When Neal feels particularly frisky he will sit down and write. His first book, "The Terrible Truth About Liberals," has been through six different printings. The FairTax Book, co-authored with Congressman John Linder, debuted as the New York Times No. 1 Bestseller. A book of his talk radio rants and politically incorrect thoughts, “Somebody Has To Say It." Debuted No. 2. Neal is a confirmed Libertarian. He believes that the principal difference between the Democrats and the Republicans is that the Democrats just want to grow our Imperial Federal Government and spend money just a bit faster than the Republicans do.
Neal’s wife, Donna, doesn't listen to the show. Never has. This is good. This is why they have managed a life together or relative tranquility since 1973. Donna spends her time administering a charitable foundation she founded in 2005. Neal will tell you that the best status symbol any can obtain is a long-term marriage.
Run for office? Well, thanks for asking --- but Neal’s afraid that the worst possible thing would happen. He might win. That would be a financial disaster for him. Neal is, however, toying with the idea of running for President on the Libertarian Party ticket after he retires from talk radio. He’ll run just once --- and just for the hell of it. He will select the most qualified vice-presidential candidate possible just in case something strange happens and he wins. After he’s sworn in he will hang around long enough to sign an Executive Order requiring all airport screeners to have graduated in the top one-half of their high school class.
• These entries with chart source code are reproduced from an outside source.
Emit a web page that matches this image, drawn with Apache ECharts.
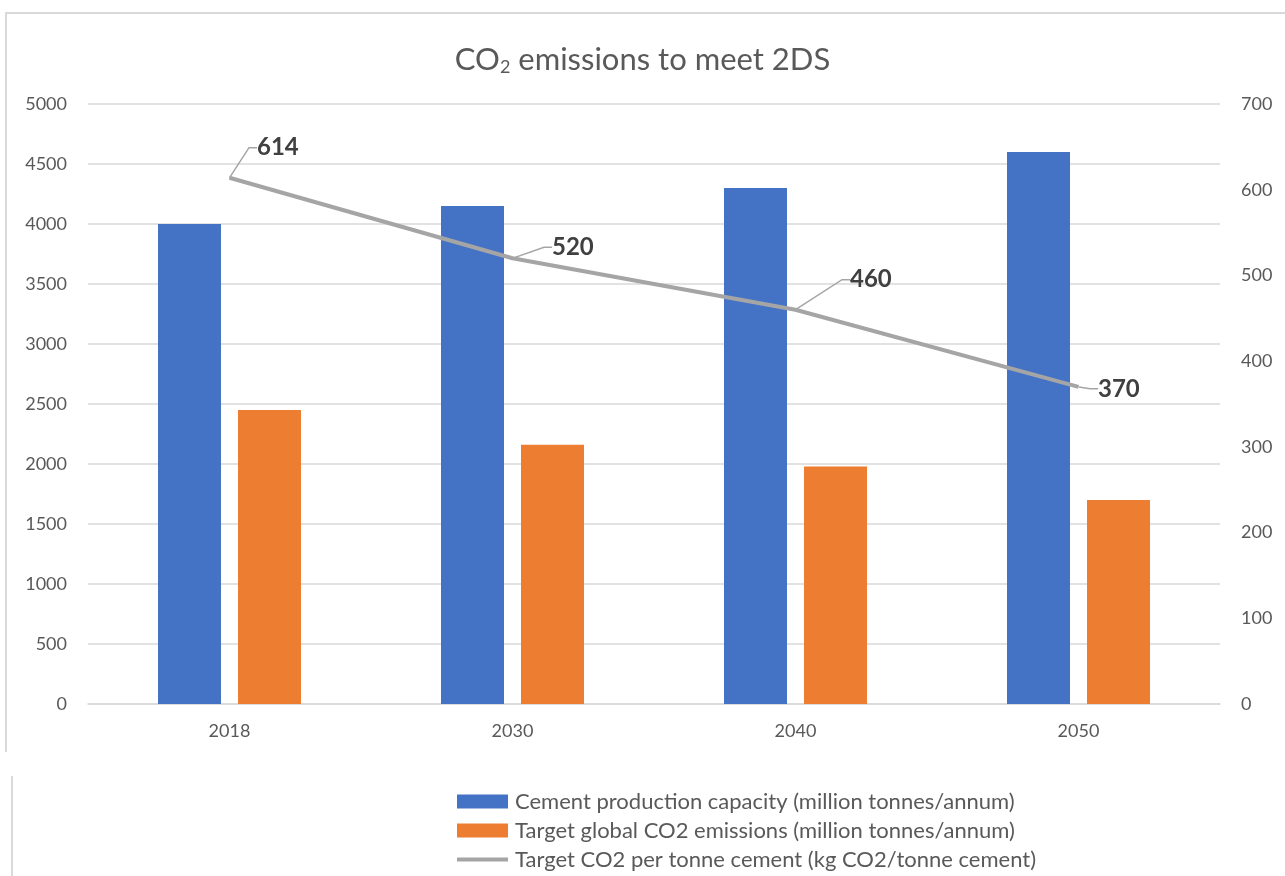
<!DOCTYPE html>
<html>
<head>
<meta charset="utf-8">
<title>CO2 emissions to meet 2DS</title>
<script src="https://cdn.jsdelivr.net/npm/echarts@6/dist/echarts.min.js"></script>
<style>
  html, body { margin: 0; padding: 0; background: #ffffff; }
  #chart { width: 1285px; height: 876px; }
</style>
</head>
<body>
<div id="chart"></div>
<script>
// Categories and series values
var years = ['2018', '2030', '2040', '2050'];
var cementCapacity = [4000, 4150, 4300, 4600];     // million tonnes/annum
var targetEmissions = [2450, 2160, 1980, 1700];    // million tonnes/annum
var co2PerTonne = [614, 520, 460, 370];            // kg CO2/tonne cement

// Axis ranges
var leftAxis = { min: 0, max: 5000, interval: 500 };
var rightAxis = { min: 0, max: 700, interval: 100 };

var seriesNames = [
  'Cement production capacity (million tonnes/annum)',
  'Target global CO2 emissions (million tonnes/annum)',
  'Target CO2 per tonne cement (kg CO2/tonne cement)'
];

// Offsets of the value labels from their points
var labelShift = [
  { dx: 22, dy: -30 },
  { dx: 34, dy: -11 },
  { dx: 49, dy: -30 },
  { dx: 14, dy: 2 }
];

var FONT = 'Lato, "Open Sans", sans-serif';
var TEXT = '#595959';
var GRID = '#d9d9d9';

// Legend icon for the line series: a plain 4px stroke across the icon box
var lineIcon = 'path://M0,0L0,0ZM0,5L51,5L51,9L0,9ZM51,14L51,14Z';

var chart = echarts.init(document.getElementById('chart'), null, { renderer: 'canvas' });

chart.setOption({
  backgroundColor: '#ffffff',
  animation: false,
  textStyle: { fontFamily: FONT },
  title: {
    text: '{a|CO}{s|2}{a| emissions to meet 2DS}',
    left: 'center',
    top: 38,
    textStyle: {
      rich: {
        a: { fontFamily: FONT, fontSize: 31, fontWeight: 'normal', color: TEXT, lineHeight: 34 },
        s: { fontFamily: FONT, fontSize: 18, fontWeight: 'normal', color: TEXT, lineHeight: 34, padding: [14, 0, 0, 0] }
      }
    }
  },
  grid: { left: 88, right: 65, top: 104, bottom: 172, containLabel: false },
  legend: {
    orient: 'vertical',
    left: 452,
    top: 785,
    itemWidth: 51,
    itemHeight: 14,
    itemGap: 6,
    data: [
      { name: seriesNames[0], icon: 'rect' },
      { name: seriesNames[1], icon: 'rect' },
      { name: seriesNames[2], icon: lineIcon }
    ],
    textStyle: { fontFamily: FONT, fontSize: 22, color: TEXT, lineHeight: 23, padding: [0, 0, 0, 2] }
  },
  xAxis: {
    type: 'category',
    data: years,
    axisLine: { show: true, lineStyle: { color: GRID, width: 1.5 } },
    axisTick: { show: false },
    axisLabel: { color: TEXT, fontSize: 18, fontFamily: FONT, margin: 18 }
  },
  yAxis: [
    {
      type: 'value',
      min: leftAxis.min,
      max: leftAxis.max,
      interval: leftAxis.interval,
      axisLine: { show: false },
      axisTick: { show: false },
      axisLabel: {
        color: TEXT, fontSize: 18, fontFamily: FONT, margin: 21,
        formatter: function (v) { return String(v); }
      },
      splitLine: { show: true, lineStyle: { color: GRID, width: 1.5 } }
    },
    {
      type: 'value',
      min: rightAxis.min,
      max: rightAxis.max,
      interval: rightAxis.interval,
      position: 'right',
      axisLine: { show: false },
      axisTick: { show: false },
      axisLabel: {
        color: TEXT, fontSize: 18, fontFamily: FONT, margin: 21,
        formatter: function (v) { return String(v); }
      },
      splitLine: { show: false }
    }
  ],
  series: [
    {
      name: seriesNames[0],
      type: 'bar',
      data: cementCapacity,
      barWidth: 63,
      barGap: '27%',
      itemStyle: { color: '#4472C4' }
    },
    {
      name: seriesNames[1],
      type: 'bar',
      data: targetEmissions,
      barWidth: 63,
      barGap: '27%',
      itemStyle: { color: '#ED7D31' }
    },
    {
      name: seriesNames[2],
      type: 'line',
      yAxisIndex: 1,
      data: co2PerTonne,
      symbol: 'circle',
      symbolSize: 1,
      lineStyle: { color: '#A5A5A5', width: 4 },
      itemStyle: { color: '#A5A5A5' },
      label: {
        show: true,
        position: 'right',
        distance: 5,
        fontFamily: FONT,
        fontSize: 24,
        fontWeight: 'bold',
        color: '#404040'
      },
      labelLine: {
        show: true,
        length2: 8,
        lineStyle: { color: '#A5A5A5', width: 1.5 }
      },
      labelLayout: function (params) {
        var s = labelShift[params.dataIndex];
        return { dx: s.dx, dy: s.dy };
      },
      z: 5
    }
  ],
  graphic: [
    { type: 'line', shape: { x1: 5, y1: 13, x2: 1285, y2: 13 }, style: { stroke: GRID, lineWidth: 2 }, silent: true },
    { type: 'line', shape: { x1: 6, y1: 13, x2: 6, y2: 752 }, style: { stroke: GRID, lineWidth: 2 }, silent: true },
    { type: 'line', shape: { x1: 12, y1: 776, x2: 12, y2: 876 }, style: { stroke: GRID, lineWidth: 2 }, silent: true }
  ]
});
</script>
</body>
</html>
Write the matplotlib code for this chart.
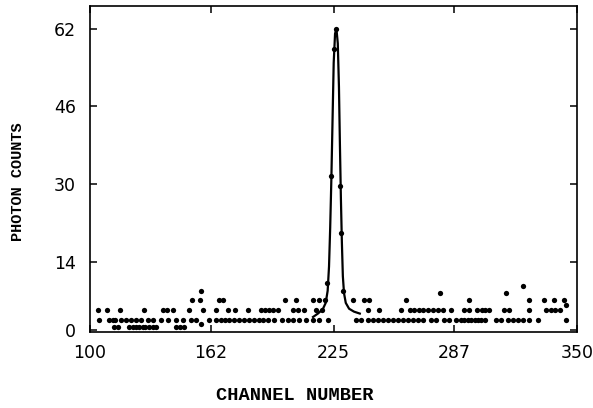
import numpy as np
import matplotlib
matplotlib.use("Agg")
from matplotlib import pyplot as plt

# photon counts per channel, grouped by the level they sit at
ch_low = [112.5, 114.2, 119.9, 121.9, 123.6, 125.3, 127.1, 128.4, 130.2, 132.2,
          133.9, 144.2, 146.4, 148.4]
cnt_low = [0.5] * len(ch_low)

ch_two = [104.5, 109.9, 111.7, 113.0, 115.9, 118.5, 121.1, 123.6, 126.2, 129.6,
          132.2, 136.5, 139.9, 144.2, 147.9, 151.9, 154.4, 157.0, 161.0, 164.7,
          167.3, 169.5, 171.5, 174.1, 176.7, 179.2, 181.8, 184.4, 186.6, 188.7,
          191.2, 194.6, 198.6, 201.5, 204.1, 207.5, 210.9, 214.3, 217.7, 222.0,
          236.6, 239.1, 242.6, 245.2, 247.7, 250.3, 252.9, 255.4, 258.0, 260.6,
          263.1, 265.7, 268.3, 271.1, 275.1, 277.7, 281.9, 284.5, 287.9, 290.5,
          292.2, 294.0, 295.7, 297.4, 299.1, 300.8, 303.0, 308.4, 311.0, 314.4,
          317.0, 319.6, 322.1, 325.5, 329.9, 344.4]
cnt_two = [2] * len(ch_two)
cnt_two[17] = 1.2

ch_four = [104.0, 108.6, 115.4, 127.9, 137.7, 139.4, 142.8, 151.0, 157.9, 164.7,
           171.0, 174.5, 181.0, 188.0, 190.0, 192.0, 194.0, 196.5, 204.0, 207.0,
           210.0, 216.0, 219.0, 242.6, 248.5, 259.7, 264.3, 266.5, 269.1, 271.1,
           273.4, 275.9, 278.5, 281.1, 285.3, 292.2, 294.7, 298.5, 301.0, 303.0,
           305.0, 312.4, 315.2, 325.4, 334.1, 336.5, 338.8, 341.2]
cnt_four = [4] * len(ch_four)

ch_six = [152.4, 156.6, 166.4, 168.1, 200.1, 205.8, 214.3, 217.8, 220.8,
          235.2, 240.8, 243.4, 262.2, 294.7, 325.5, 333.2, 338.4, 343.2]
cnt_six = [6] * len(ch_six)

ch_high = [156.8, 279.5, 313.5, 322.5, 344.3]
cnt_high = [8, 7.5, 7.5, 9, 5]

ch_peak = [221.7, 223.9, 225.2, 226.5, 228.2, 228.6, 229.7]
cnt_peak = [9.5, 31.6, 57.8, 62, 29.5, 19.9, 7.9]

# fitted line
fit_ch = [214.5, 217, 219.5, 221, 222, 222.7, 223.3, 223.9, 224.5, 225.1, 225.8,
          226.5, 227.2, 227.8, 228.3, 228.8, 229.3, 229.8, 230.4, 231.3, 233,
          235.5, 238.5]
fit_cnt = [2.6, 3.3, 4.2, 5.5, 8, 13, 21, 31, 43, 55, 61, 62, 59, 50, 38, 27,
           18, 11, 7.5, 5.5, 4.3, 3.7, 3.3]

xticks = [100, 162, 225, 287, 350]
yticks = [0, 14, 30, 46, 62]

ch = np.concatenate([ch_low, ch_two, ch_four, ch_six, ch_high, ch_peak])
cnt = np.concatenate([cnt_low, cnt_two, cnt_four, cnt_six, cnt_high, cnt_peak])

fig = plt.figure(figsize=(5.93, 4.08), dpi=100)
ax = fig.add_axes([90 / 593, 76 / 408, 487 / 593, 326 / 408])

ax.plot(ch, cnt, 'o', color='black', ms=3.8, mec='none')
ax.plot(fit_ch, fit_cnt, '-', color='black', lw=1.6)

ax.set_xlim(100, 350)
ax.set_ylim(-0.5, 66.7)
ax.set_xticks(xticks)
ax.set_yticks(yticks)
ax.tick_params(direction='in', length=5, width=1.1, top=True, right=True,
               labelsize=12.5)
ax.tick_params(axis='y', pad=10)
ax.tick_params(axis='x', pad=9)
for s in ax.spines.values():
    s.set_linewidth(1.2)

fig.text(295 / 593, 1 - 396 / 408, "CHANNEL NUMBER", family="Liberation Mono",
         fontsize=13.5, weight="bold", ha="center", va="center")
fig.text(18 / 593, 1 - 182 / 408, "PHOTON COUNTS", family="Liberation Mono",
         fontsize=11, weight="bold", ha="center", va="center", rotation=90)

fig.savefig("out.png")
He will ask his FAA Administrator to issue a regulation forbidding children under the age of 10 in first class on any commercial flight originating or terminating in the United States. Then he will free all non-violent drug offenders and take a few spins on Air Force One. Neal will then resign and let the vice president take the controls.
In 2009 Neal was inducted into the National Radio Hall of Fame in Chicago by none other than Rush Limbaugh! When Neal wears his HOF ring in public people look at him and naturally think it’s a Super Bowl ring. Neal doesn’t let them get close enough to tell the difference.